### Data excerpt
################
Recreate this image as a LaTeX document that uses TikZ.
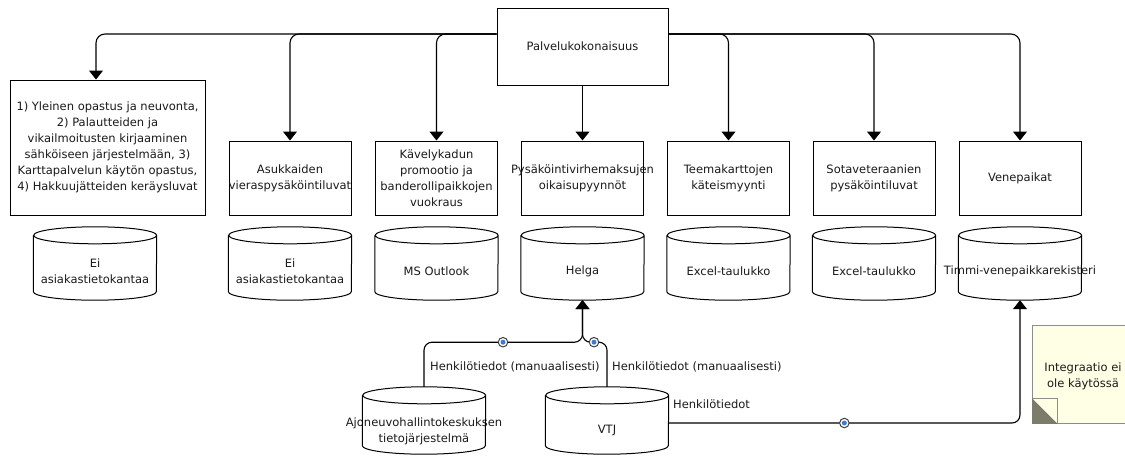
\documentclass[tikz,border=0pt]{standalone}
\usepackage{fontspec}
\setmainfont{DejaVu Sans}
\usetikzlibrary{arrows.meta,calc}
\definecolor{notefill}{HTML}{FFFFE6}
\definecolor{foldgrey}{HTML}{7C7C6A}
\definecolor{ink}{HTML}{1A1A1A}
\definecolor{infoblue}{HTML}{3A7BD5}

% outline of a database cylinder around an empty node of width 123pt
\newcommand\dbshape[1]{%
  \draw[line width=1pt]
    ([yshift=-8.5pt]#1.north west) -- ([yshift=8.5pt]#1.south west)
    arc[start angle=180,end angle=360,x radius=61.5pt,y radius=8.5pt]
    -- ([yshift=-8.5pt]#1.north east)
    arc[start angle=0,end angle=360,x radius=61.5pt,y radius=8.5pt];}

\begin{document}
\begin{tikzpicture}[x=1pt,y=1pt,
  font=\fontsize{11.5}{16}\selectfont,
  every label/.style={align=center,inner sep=0pt,text=ink},
  proc/.style={draw,line width=1pt,minimum width=122pt,minimum height=74pt,inner sep=0pt},
  db/.style={minimum width=123pt,minimum height=73pt,inner sep=0pt},
  dblow/.style={minimum width=123pt,minimum height=67pt,inner sep=0pt},
  flow/.style={line width=1.1pt,rounded corners=9pt,-{Triangle[width=14pt,length=9pt]}},
  lbl/.style={anchor=west,inner sep=0pt,text=ink},
  info/.style={circle,draw=black!75,fill=white,line width=1pt,minimum size=9.5pt,inner sep=0pt,
    path picture={\fill[infoblue] (path picture bounding box.center) circle (2.5pt);}}]

\clip (0,0) rectangle (1125,-456);
\fill[white] (0,0) rectangle (1125,-456);

% service areas
\node[draw,line width=1pt,minimum width=171pt,minimum height=77pt,inner sep=0pt,
  label={center:Palvelukokonaisuus}] (P) at (582.5,-46.5) {};

\node[draw,line width=1pt,minimum width=195pt,minimum height=135pt,inner sep=0pt,
  label={center:{1) Yleinen opastus ja neuvonta,\\2) Palautteiden ja\\vikailmoitusten kirjaaminen\\sähköiseen järjestelmään, 3)\\Karttapalvelun käytön opastus,\\4) Hakkuujätteiden keräysluvat}}] (b1) at (107.5,-147.5) {};
\node[proc,label={center:{Asukkaiden\\vieraspysäköintiluvat}}] (b2) at (290,-178) {};
\node[proc,label={center:{Kävelykadun\\promootio ja\\banderollipaikkojen\\vuokraus}}] (b3) at (436.5,-178) {};
\node[proc,label={center:{Pysäköintivirhemaksujen\\oikaisupyynnöt}}] (b4) at (582.5,-178) {};
\node[proc,label={center:{Teemakarttojen\\käteismyynti}}] (b5) at (728.5,-178) {};
\node[proc,label={center:{Sotaveteraanien\\pysäköintiluvat}}] (b6) at (874,-178) {};
\node[proc,label={center:Venepaikat}] (b7) at (1020,-178) {};

% information systems
\node[db,label={[yshift=-8pt]center:{Ei\\asiakastietokantaa}}] (c1) at (95,-263.5) {};
\node[db,label={[yshift=-8pt]center:{Ei\\asiakastietokantaa}}] (c2) at (290,-263.5) {};
\node[db,label={[yshift=-8pt]center:{MS Outlook}}] (c3) at (436.5,-263.5) {};
\node[db,label={[yshift=-8pt]center:{Helga}}] (c4) at (582.5,-263.5) {};
\node[db,label={[yshift=-8pt]center:{Excel-taulukko}}] (c5) at (728.5,-263.5) {};
\node[db,label={[yshift=-8pt]center:{Excel-taulukko}}] (c6) at (874,-263.5) {};
\node[db,label={[yshift=-8pt]center:{Timmi-venepaikkarekisteri}}] (c7) at (1020,-263.5) {};
\node[dblow,label={[yshift=-10.5pt]center:{Ajoneuvohallintokeskuksen\\tietojärjestelmä}}] (ajo) at (424,-420.5) {};
\node[dblow,label={[yshift=-9.5pt]center:{VTJ}}] (vtj) at (607,-420.5) {};
\foreach \c in {c1,c2,c3,c4,c5,c6,c7,ajo,vtj} {\dbshape{\c}}

% annotation
\node[draw=black!45,fill=notefill,line width=0.8pt,minimum width=112pt,minimum height=98pt,
  inner sep=0pt,anchor=north west] (note) at (1032,-325) {};
\node[align=center,inner sep=0pt,text=ink] (notetext) at (1083,-376) {Integraatio ei\\ole käytössä};
\draw[draw=black!45,fill=notefill,line width=0.8pt] (note.south west) rectangle ++(25,25);
\fill[foldgrey] ([yshift=25pt]note.south west) -- ([xshift=25pt]note.south west) -- (note.south west) -- cycle;
\draw[black!60,line width=0.6pt] ([yshift=25pt]note.south west) -- ([xshift=25pt]note.south west);

% service area links
\coordinate (pl) at ([yshift=12.5pt]P.west);
\coordinate (pr) at ([yshift=12.5pt]P.east);
\draw[flow] (pl) -| ([xshift=-11.5pt]b1.north);
\draw[flow] (pl) -| (b2.north);
\draw[flow] (pl) -| (b3.north);
\draw[flow] (P.south) -- (b4.north);
\draw[flow] (pr) -| (b5.north);
\draw[flow] (pr) -| (b6.north);
\draw[flow] (pr) -| (b7.north);

% data transfers
\coordinate (hj) at ($(c4.south)+(0,-42)$);
\draw[flow,rounded corners=8pt] (ajo.north) |- (hj) -- (c4.south);
\draw[flow,rounded corners=8pt] (vtj.north) |- (hj) -- (c4.south);
\draw[flow,rounded corners=8pt] ([yshift=-2.5pt]vtj.east) -| (c7.south)
  node[info,pos=0.25] (i3) {};
\node[info] (i1) at ($(hj)+(-79.5,0)$) {};
\node[info] (i2) at ($(hj)+(11.5,0)$) {};

\node[lbl] (l1) at (430,-367) {Henkilötiedot (manuaalisesti)};
\node[lbl] (l2) at (612,-367) {Henkilötiedot (manuaalisesti)};
\node[lbl] (l3) at (673,-404) {Henkilötiedot};
\end{tikzpicture}
\end{document}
################
### What needs to be done
Reproduce the material word for word, minus the images.

### Complete response
Recreate this image as a LaTeX document that uses TikZ.
\documentclass[tikz,border=0pt]{standalone}
\usepackage{fontspec}
\setmainfont{DejaVu Sans}
\usetikzlibrary{arrows.meta,calc}
\definecolor{notefill}{HTML}{FFFFE6}
\definecolor{foldgrey}{HTML}{7C7C6A}
\definecolor{ink}{HTML}{1A1A1A}
\definecolor{infoblue}{HTML}{3A7BD5}

% outline of a database cylinder around an empty node of width 123pt
\newcommand\dbshape[1]{%
  \draw[line width=1pt]
    ([yshift=-8.5pt]#1.north west) -- ([yshift=8.5pt]#1.south west)
    arc[start angle=180,end angle=360,x radius=61.5pt,y radius=8.5pt]
    -- ([yshift=-8.5pt]#1.north east)
    arc[start angle=0,end angle=360,x radius=61.5pt,y radius=8.5pt];}

\begin{document}
\begin{tikzpicture}[x=1pt,y=1pt,
  font=\fontsize{11.5}{16}\selectfont,
  every label/.style={align=center,inner sep=0pt,text=ink},
  proc/.style={draw,line width=1pt,minimum width=122pt,minimum height=74pt,inner sep=0pt},
  db/.style={minimum width=123pt,minimum height=73pt,inner sep=0pt},
  dblow/.style={minimum width=123pt,minimum height=67pt,inner sep=0pt},
  flow/.style={line width=1.1pt,rounded corners=9pt,-{Triangle[width=14pt,length=9pt]}},
  lbl/.style={anchor=west,inner sep=0pt,text=ink},
  info/.style={circle,draw=black!75,fill=white,line width=1pt,minimum size=9.5pt,inner sep=0pt,
    path picture={\fill[infoblue] (path picture bounding box.center) circle (2.5pt);}}]

\clip (0,0) rectangle (1125,-456);
\fill[white] (0,0) rectangle (1125,-456);

% service areas
\node[draw,line width=1pt,minimum width=171pt,minimum height=77pt,inner sep=0pt,
  label={center:Palvelukokonaisuus}] (P) at (582.5,-46.5) {};

\node[draw,line width=1pt,minimum width=195pt,minimum height=135pt,inner sep=0pt,
  label={center:{1) Yleinen opastus ja neuvonta,\\2) Palautteiden ja\\vikailmoitusten kirjaaminen\\sähköiseen järjestelmään, 3)\\Karttapalvelun käytön opastus,\\4) Hakkuujätteiden keräysluvat}}] (b1) at (107.5,-147.5) {};
\node[proc,label={center:{Asukkaiden\\vieraspysäköintiluvat}}] (b2) at (290,-178) {};
\node[proc,label={center:{Kävelykadun\\promootio ja\\banderollipaikkojen\\vuokraus}}] (b3) at (436.5,-178) {};
\node[proc,label={center:{Pysäköintivirhemaksujen\\oikaisupyynnöt}}] (b4) at (582.5,-178) {};
\node[proc,label={center:{Teemakarttojen\\käteismyynti}}] (b5) at (728.5,-178) {};
\node[proc,label={center:{Sotaveteraanien\\pysäköintiluvat}}] (b6) at (874,-178) {};
\node[proc,label={center:Venepaikat}] (b7) at (1020,-178) {};

% information systems
\node[db,label={[yshift=-8pt]center:{Ei\\asiakastietokantaa}}] (c1) at (95,-263.5) {};
\node[db,label={[yshift=-8pt]center:{Ei\\asiakastietokantaa}}] (c2) at (290,-263.5) {};
\node[db,label={[yshift=-8pt]center:{MS Outlook}}] (c3) at (436.5,-263.5) {};
\node[db,label={[yshift=-8pt]center:{Helga}}] (c4) at (582.5,-263.5) {};
\node[db,label={[yshift=-8pt]center:{Excel-taulukko}}] (c5) at (728.5,-263.5) {};
\node[db,label={[yshift=-8pt]center:{Excel-taulukko}}] (c6) at (874,-263.5) {};
\node[db,label={[yshift=-8pt]center:{Timmi-venepaikkarekisteri}}] (c7) at (1020,-263.5) {};
\node[dblow,label={[yshift=-10.5pt]center:{Ajoneuvohallintokeskuksen\\tietojärjestelmä}}] (ajo) at (424,-420.5) {};
\node[dblow,label={[yshift=-9.5pt]center:{VTJ}}] (vtj) at (607,-420.5) {};
\foreach \c in {c1,c2,c3,c4,c5,c6,c7,ajo,vtj} {\dbshape{\c}}

% annotation
\node[draw=black!45,fill=notefill,line width=0.8pt,minimum width=112pt,minimum height=98pt,
  inner sep=0pt,anchor=north west] (note) at (1032,-325) {};
\node[align=center,inner sep=0pt,text=ink] (notetext) at (1083,-376) {Integraatio ei\\ole käytössä};
\draw[draw=black!45,fill=notefill,line width=0.8pt] (note.south west) rectangle ++(25,25);
\fill[foldgrey] ([yshift=25pt]note.south west) -- ([xshift=25pt]note.south west) -- (note.south west) -- cycle;
\draw[black!60,line width=0.6pt] ([yshift=25pt]note.south west) -- ([xshift=25pt]note.south west);

% service area links
\coordinate (pl) at ([yshift=12.5pt]P.west);
\coordinate (pr) at ([yshift=12.5pt]P.east);
\draw[flow] (pl) -| ([xshift=-11.5pt]b1.north);
\draw[flow] (pl) -| (b2.north);
\draw[flow] (pl) -| (b3.north);
\draw[flow] (P.south) -- (b4.north);
\draw[flow] (pr) -| (b5.north);
\draw[flow] (pr) -| (b6.north);
\draw[flow] (pr) -| (b7.north);

% data transfers
\coordinate (hj) at ($(c4.south)+(0,-42)$);
\draw[flow,rounded corners=8pt] (ajo.north) |- (hj) -- (c4.south);
\draw[flow,rounded corners=8pt] (vtj.north) |- (hj) -- (c4.south);
\draw[flow,rounded corners=8pt] ([yshift=-2.5pt]vtj.east) -| (c7.south)
  node[info,pos=0.25] (i3) {};
\node[info] (i1) at ($(hj)+(-79.5,0)$) {};
\node[info] (i2) at ($(hj)+(11.5,0)$) {};

\node[lbl] (l1) at (430,-367) {Henkilötiedot (manuaalisesti)};
\node[lbl] (l2) at (612,-367) {Henkilötiedot (manuaalisesti)};
\node[lbl] (l3) at (673,-404) {Henkilötiedot};
\end{tikzpicture}
\end{document}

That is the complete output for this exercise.